US VAM Prices Take a Nosedive in October 2023 Amidst Weaker Economic Performance
- 21-Nov-2023 12:25 PM
- Journalist: Gabreilla Figueroa
Vinyl Acetate Monomer (VAM) prices plunged after the US released the data for economic performance for the month of October 2023. With the release of US economic data, similar price movement was observed in the ethylene prices, which is an important feedstock for VAM. Prices declined to the tune of 2% on a Week-on-Week basis in the American markets as market players turned bearish, looking at the gloomy outlook for the coming quarter.
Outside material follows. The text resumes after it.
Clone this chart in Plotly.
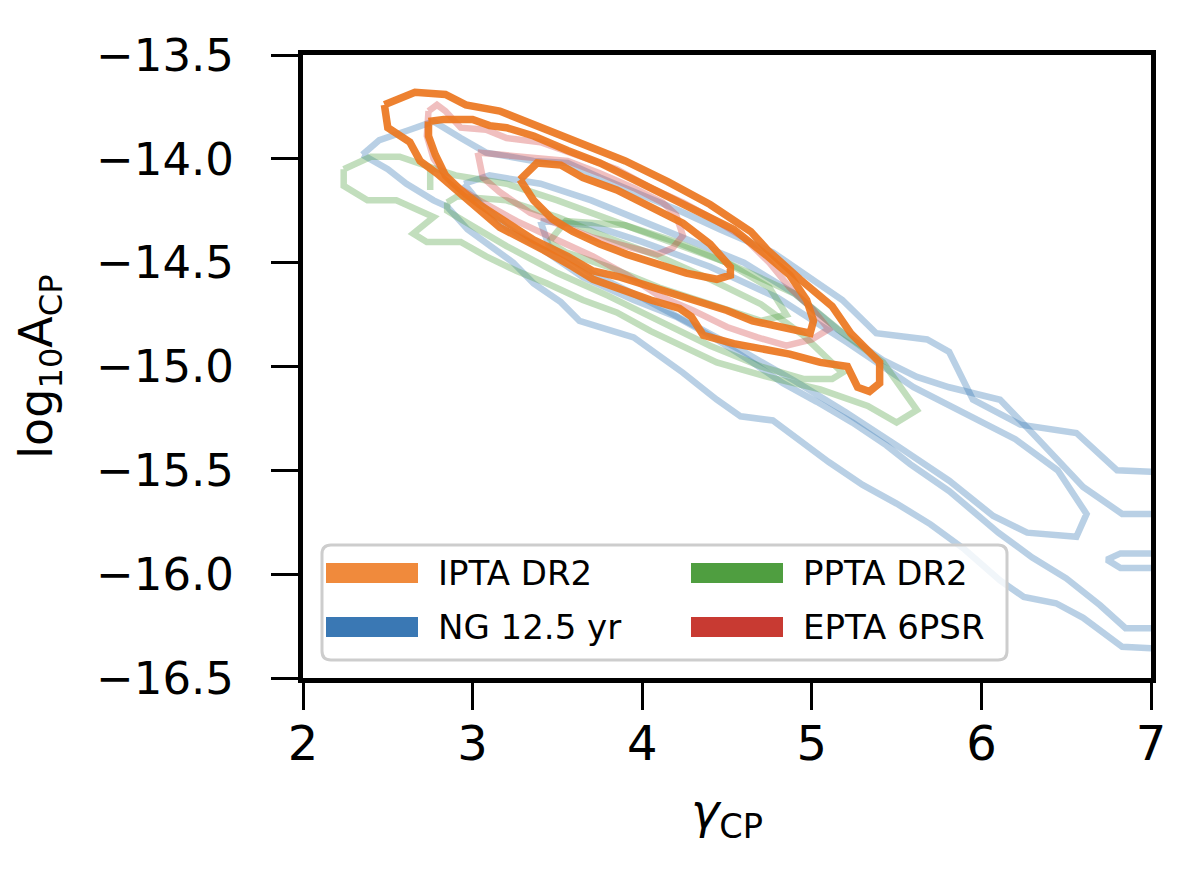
import plotly.graph_objects as go

# ---------------- data (gamma_CP, log10 A_CP) contour vertices ----------------
# IPTA DR2 (orange)
ipta_l3_x = [2.48, 2.66, 2.84, 2.96, 3.16, 3.38, 3.65, 3.90, 4.15, 4.40, 4.64, 4.74, 4.93, 5.12, 5.23, 5.40, 5.40, 5.34, 5.27, 5.21, 5.05, 4.87, 4.54, 4.36, 4.29, 4.22, 4.05, 3.87, 3.71, 3.59, 3.42, 3.16, 2.95, 2.79, 2.69, 2.63, 2.50, 2.48]
ipta_l3_y = [-13.74, -13.68, -13.69, -13.74, -13.77, -13.84, -13.93, -14.01, -14.11, -14.22, -14.35, -14.44, -14.58, -14.71, -14.84, -14.98, -15.08, -15.12, -15.10, -15.00, -14.98, -14.94, -14.89, -14.85, -14.76, -14.72, -14.68, -14.63, -14.58, -14.52, -14.44, -14.33, -14.18, -14.07, -14.01, -13.92, -13.85, -13.74]
ipta_l2_x = [2.74, 2.83, 3.00, 3.10, 3.20, 3.36, 3.56, 3.75, 3.95, 4.15, 4.34, 4.54, 4.74, 4.87, 4.97, 5.01, 4.99, 4.81, 4.65, 4.50, 4.34, 4.16, 4.00, 3.87, 3.71, 3.56, 3.36, 3.16, 3.04, 2.93, 2.84, 2.78, 2.74, 2.74]
ipta_l2_y = [-13.82, -13.81, -13.81, -13.84, -13.85, -13.89, -13.96, -14.02, -14.10, -14.18, -14.26, -14.34, -14.47, -14.56, -14.68, -14.78, -14.84, -14.81, -14.78, -14.73, -14.69, -14.65, -14.61, -14.57, -14.54, -14.47, -14.39, -14.29, -14.22, -14.15, -14.08, -13.98, -13.89, -13.82]
ipta_l1_x = [3.28, 3.38, 3.52, 3.65, 3.85, 4.05, 4.24, 4.40, 4.52, 4.52, 4.44, 4.26, 4.09, 3.91, 3.75, 3.59, 3.47, 3.36, 3.28]
ipta_l1_y = [-14.10, -14.02, -14.03, -14.09, -14.15, -14.23, -14.31, -14.41, -14.52, -14.56, -14.58, -14.55, -14.51, -14.46, -14.41, -14.35, -14.29, -14.20, -14.10]

# NG 12.5 yr (blue)
ng_l3_x = [2.35, 2.45, 2.63, 2.77, 2.93, 3.08, 3.36, 3.56, 3.75, 3.99, 4.22, 4.46, 4.77, 4.93, 5.09, 5.18, 5.38, 5.68, 5.81, 5.95, 6.23, 6.56, 6.80, 7.10,
           7.10, 6.83, 6.60, 6.44, 6.25, 6.11, 5.90, 5.70, 5.50, 5.30, 5.10, 4.95, 4.77, 4.58, 4.44, 4.24, 4.05, 3.95, 3.75, 3.63, 3.52, 3.36, 3.24, 3.08, 2.97, 2.85, 2.77, 2.61, 2.50, 2.35]
ng_l3_y = [-13.98, -13.91, -13.86, -13.82, -13.90, -13.97, -14.01, -14.02, -14.09, -14.17, -14.25, -14.34, -14.45, -14.54, -14.63, -14.68, -14.84, -14.87, -14.93, -15.16, -15.28, -15.32, -15.50, -15.51,
           -16.36, -16.35, -16.21, -16.14, -16.11, -16.03, -15.88, -15.76, -15.66, -15.57, -15.46, -15.37, -15.26, -15.24, -15.16, -15.03, -14.92, -14.86, -14.81, -14.78, -14.69, -14.60, -14.50, -14.41, -14.34, -14.23, -14.20, -14.12, -14.05, -13.98]
ng_l2_x = [2.95, 3.10, 3.40, 3.70, 4.00, 4.30, 4.60, 4.90, 5.15, 5.42, 5.62, 5.81, 6.11, 6.30, 6.60, 6.83, 7.10,
           7.10, 6.85, 6.70, 6.50, 6.30, 6.10, 5.81, 5.58, 5.44, 5.24, 5.03, 4.83, 4.65, 4.42, 4.20, 3.95, 3.65, 3.42, 3.20, 3.05, 2.95]
ng_l2_y = [-14.12, -14.08, -14.12, -14.20, -14.30, -14.40, -14.50, -14.65, -14.82, -14.97, -15.05, -15.10, -15.16, -15.32, -15.58, -15.71, -15.71,
           -16.26, -16.26, -16.15, -16.02, -15.92, -15.80, -15.60, -15.47, -15.38, -15.27, -15.17, -15.08, -14.98, -14.86, -14.76, -14.68, -14.57, -14.44, -14.33, -14.22, -14.12]
ng_l1_x = [3.40, 3.70, 4.00, 4.40, 4.80, 5.20, 5.60, 5.95, 6.20, 6.45, 6.62, 6.56, 6.27, 6.07, 5.81, 5.50, 5.20, 4.90, 4.60, 4.30, 4.00, 3.70, 3.45, 3.40,
           None, 7.10, 6.82, 6.74, 6.82, 7.10]
ng_l1_y = [-14.30, -14.32, -14.40, -14.52, -14.67, -14.88, -15.10, -15.25, -15.35, -15.50, -15.71, -15.82, -15.80, -15.72, -15.55, -15.38, -15.22, -15.07, -14.93, -14.80, -14.67, -14.55, -14.42, -14.30,
           None, -15.90, -15.90, -15.93, -15.97, -15.97]

# PPTA DR2 (green)
ppta_l3_x = [2.24, 2.40, 2.57, 2.69, 2.75, 2.75, 2.75, 2.90, 3.20, 3.50, 4.00, 4.50, 4.90, 5.20, 5.42, 5.62, 5.50, 5.33, 5.05, 4.74, 4.44, 4.24, 4.05, 3.85, 3.65, 3.44, 3.26, 3.08, 2.93, 2.73, 2.65, 2.77, 2.55, 2.38, 2.24, 2.24]
ppta_l3_y = [-14.05, -13.99, -13.99, -14.02, -14.04, -14.15, -14.04, -14.08, -14.12, -14.20, -14.35, -14.50, -14.65, -14.85, -14.98, -15.21, -15.27, -15.19, -15.11, -15.05, -14.98, -14.90, -14.83, -14.74, -14.68, -14.60, -14.54, -14.47, -14.40, -14.40, -14.36, -14.28, -14.20, -14.20, -14.13, -14.05]
ppta_l2_x = [2.85, 2.91, 3.20, 3.50, 3.80, 4.10, 4.40, 4.70, 4.95, 5.18, 5.12, 4.95, 4.70, 4.40, 4.10, 3.80, 3.50, 3.20, 2.95, 2.85, 2.85]
ppta_l2_y = [-14.21, -14.18, -14.20, -14.28, -14.38, -14.47, -14.58, -14.70, -14.85, -15.03, -15.06, -15.06, -15.00, -14.90, -14.78, -14.66, -14.55, -14.42, -14.30, -14.25, -14.21]
ppta_l1_x = [3.45, 3.55, 3.90, 4.20, 4.50, 4.75, 4.85, 4.70, 4.40, 4.10, 3.80, 3.55, 3.45]
ppta_l1_y = [-14.40, -14.30, -14.32, -14.40, -14.50, -14.62, -14.75, -14.78, -14.70, -14.62, -14.52, -14.45, -14.40]

# EPTA 6PSR (red)
epta_l2_x = [2.74, 2.79, 2.84, 2.93, 3.08, 3.20, 3.40, 3.65, 3.85, 4.05, 4.24, 4.44, 4.60, 4.75, 4.87, 5.00, 5.10, 5.00, 4.85, 4.68, 4.50, 4.30, 4.10, 3.91, 3.71, 3.47, 3.26, 3.06, 2.88, 2.77, 2.73, 2.74]
epta_l2_y = [-13.77, -13.74, -13.77, -13.85, -13.86, -13.90, -13.92, -13.99, -14.05, -14.14, -14.21, -14.30, -14.38, -14.50, -14.62, -14.72, -14.82, -14.87, -14.90, -14.86, -14.81, -14.73, -14.66, -14.56, -14.47, -14.38, -14.30, -14.21, -14.12, -14.00, -13.89, -13.77]
epta_l1_x = [3.03, 3.36, 3.56, 3.75, 3.95, 4.12, 4.20, 4.24, 4.18, 4.09, 3.91, 3.71, 3.52, 3.34, 3.16, 3.06, 3.03]
epta_l1_y = [-13.97, -13.99, -14.01, -14.07, -14.14, -14.21, -14.27, -14.37, -14.43, -14.46, -14.42, -14.38, -14.32, -14.26, -14.16, -14.09, -13.97]

# axes
x_ticks = [2, 3, 4, 5, 6, 7]
x_ticktext = ["2", "3", "4", "5", "6", "7"]
y_ticks = [-13.5, -14.0, -14.5, -15.0, -15.5, -16.0, -16.5]
y_ticktext = ["\u221213.5", "\u221214.0", "\u221214.5", "\u221215.0", "\u221215.5", "\u221216.0", "\u221216.5"]

legend_names = ["IPTA DR2", "NG 12.5 yr", "PPTA DR2", "EPTA 6PSR"]
legend_colors = ["#f08a3c", "#3a78b4", "#4f9e40", "#c83a32"]

# ---------------- styles ----------------
BLUE = "rgba(55,120,180,0.35)"
GREEN = "rgba(80,160,65,0.35)"
PINK = "rgba(210,60,60,0.33)"
ORANGE = "rgba(236,118,30,0.92)"

fig = go.Figure()

def add(xs, ys, color, width):
    fig.add_trace(go.Scatter(x=xs, y=ys, mode="lines", showlegend=False,
                             hoverinfo="skip",
                             line=dict(color=color, width=width)))

for xs, ys in [(ng_l3_x, ng_l3_y), (ng_l2_x, ng_l2_y), (ng_l1_x, ng_l1_y)]:
    add(xs, ys, BLUE, 6.5)
for xs, ys in [(ppta_l3_x, ppta_l3_y), (ppta_l2_x, ppta_l2_y), (ppta_l1_x, ppta_l1_y)]:
    add(xs, ys, GREEN, 6.5)
for xs, ys in [(epta_l2_x, epta_l2_y), (epta_l1_x, epta_l1_y)]:
    add(xs, ys, PINK, 6.5)
for xs, ys in [(ipta_l3_x, ipta_l3_y), (ipta_l2_x, ipta_l2_y), (ipta_l1_x, ipta_l1_y)]:
    add(xs, ys, ORANGE, 7.5)

# ---------------- layout geometry (pixels) ----------------
W, H = 1200, 875
L, R, T, B = 303, 1151, 55, 678
pw, ph = R - L, B - T

def px(xp):
    return (xp - L) / pw

def py(yp):
    return (B - yp) / ph

FONT = "DejaVu Sans"

fig.update_layout(
    width=W, height=H,
    margin=dict(l=L, r=W - R, t=T, b=H - B, pad=0),
    plot_bgcolor="white", paper_bgcolor="white",
    font=dict(family=FONT, color="black"),
    showlegend=False,
)
fig.update_xaxes(
    range=[2, 7], tickvals=x_ticks, ticktext=x_ticktext,
    showgrid=False, zeroline=False,
    showline=True, linecolor="black", linewidth=5, mirror=True,
    ticks="outside", ticklen=27, tickwidth=2.5, tickcolor="black",
    tickfont=dict(family=FONT, size=48, color="black"),
    ticklabelstandoff=-8,
    title=dict(text="<i>\u03b3</i><sub>CP</sub>", font=dict(family=FONT, size=48, color="black"), standoff=26),
)
fig.update_yaxes(
    range=[-16.5, -13.5], tickvals=y_ticks, ticktext=y_ticktext,
    showgrid=False, zeroline=False,
    showline=True, linecolor="black", linewidth=5, mirror=True,
    ticks="outside", ticklen=27, tickwidth=2.5, tickcolor="black",
    tickfont=dict(family=FONT, size=45, color="black"),
    ticklabelstandoff=28,
    title=dict(text="log<sub>10</sub>A<sub>CP</sub>", font=dict(family=FONT, size=46, color="black"), standoff=30),
)

# ---------------- legend (drawn) ----------------
bx0, bx1, by0, by1, rr = 322, 1007, 545, 660, 9
x0, x1, y0, y1 = px(bx0), px(bx1), py(by0), py(by1)
rx, ry = rr / pw, rr / ph
path = (f"M {x0+rx},{y0} L {x1-rx},{y0} Q {x1},{y0} {x1},{y0-ry} "
        f"L {x1},{y1+ry} Q {x1},{y1} {x1-rx},{y1} L {x0+rx},{y1} "
        f"Q {x0},{y1} {x0},{y1+ry} L {x0},{y0-ry} Q {x0},{y0} {x0+rx},{y0} Z")
shapes = [dict(type="path", xref="paper", yref="paper", path=path,
               fillcolor="rgba(255,255,255,0.8)", line=dict(color="rgba(205,205,205,1)", width=3), layer="above")]
annotations = []
slots = [(326, 573), (326, 627), (691, 573), (691, 627)]
for (sx, sy), name, col in zip(slots, legend_names, legend_colors):
    shapes.append(dict(type="rect", xref="paper", yref="paper",
                       x0=px(sx), x1=px(sx + 92), y0=py(sy - 10), y1=py(sy + 10),
                       fillcolor=col, line=dict(width=0), layer="above"))
    annotations.append(dict(xref="paper", yref="paper", x=px(sx + 110), y=py(sy),
                            text=name, showarrow=False, xanchor="left", yanchor="middle",
                            font=dict(family=FONT, size=34, color="black")))
fig.update_layout(shapes=shapes, annotations=annotations)

fig.write_html("out.html")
In the American markets, prices of ethylene spot basis declined by 5% in the given week, indicating that producers are bearish on American market demand sentiments. In September, demand sentiment remained strong, and the supply chain tightened on the expectation of stronger demand. It continuing to relax in the second week of November as data suggests weak economic recovery of the American economy is on the way. Retail sales fell in the American markets in October on a month-on-month basis on the back of inflated interest rates and rising inflationary pressure triggered by oil supply cuts. Prices of major feedstock like ethylene, VAM, and others significantly fell as the US increased supply of over 13.2 million bbl/day of oil in October, offsetting the decline in volumes reduced by Russia and Saudi Arabia. Ethylene inventory stocks improved higher than anticipated in October, reflecting lower downstream demand. Feedstock Acetic acid, to VAM, is slowly being destocked in the market on the impetus of weak demand sentiment in Winter. The previous week saw declining gas prices on account of the European destocking of Natural gas reserves as both Copernicus and NASA released the Winter outlook on Europe favoring warmer temperatures in the Northern regions. Market participants argue that declining prices of Ethylene and VAM allowed the producers downstream to reduce their prices as US demand sentiment turned weaker in October and is expected to carry down into Q4FY23.
The VAM market globally continues to remain oversupplied due to American destocking in Latin American countries, Chinese new capacity additions, and Middle Eastern dumping into the global market. According to the IMF, the Chinese economic outlook remained strong as demand seemed to return gradually. At the same time, we see a major sellout of VAM and ethylene in the spot markets, reflecting a ‘weaker’ recovery than anticipated. Multiple inquiries revealed that US Q2 economic indicators, especially in the construction market, pulled down VAM prices into a spiral as destocking began. US suppliers continue to dump VAM in Brazilian markets, an already oversupplied market, forcing their domestic companies to reduce their prices below sustainable levels as energy prices continue to stay elevated in Brazilian markets. Similar acts are being observed in the Asian markets. Singapore and China continue to dump large volumes of VAM into Southeast and East Asian markets. While Acetic acid prices in Asian markets are below pre-Covid level prices, experts argue that higher inventories previously still hold ground and are being destocked now into the markets, giving margins to the companies to reduce VAM prices further.
Prices are further expected to show declining movements with marginal improvements in demand offset by a huge stock of inventories as the festive season in the Western hemisphere approaches. Furthermore, ChemAnalyst’s internal studies reveal that overall demand sentiment is expected to remain weaker because of El Nino weather challenges in Asia and North American regions, pulling down VAM prices further until 2024.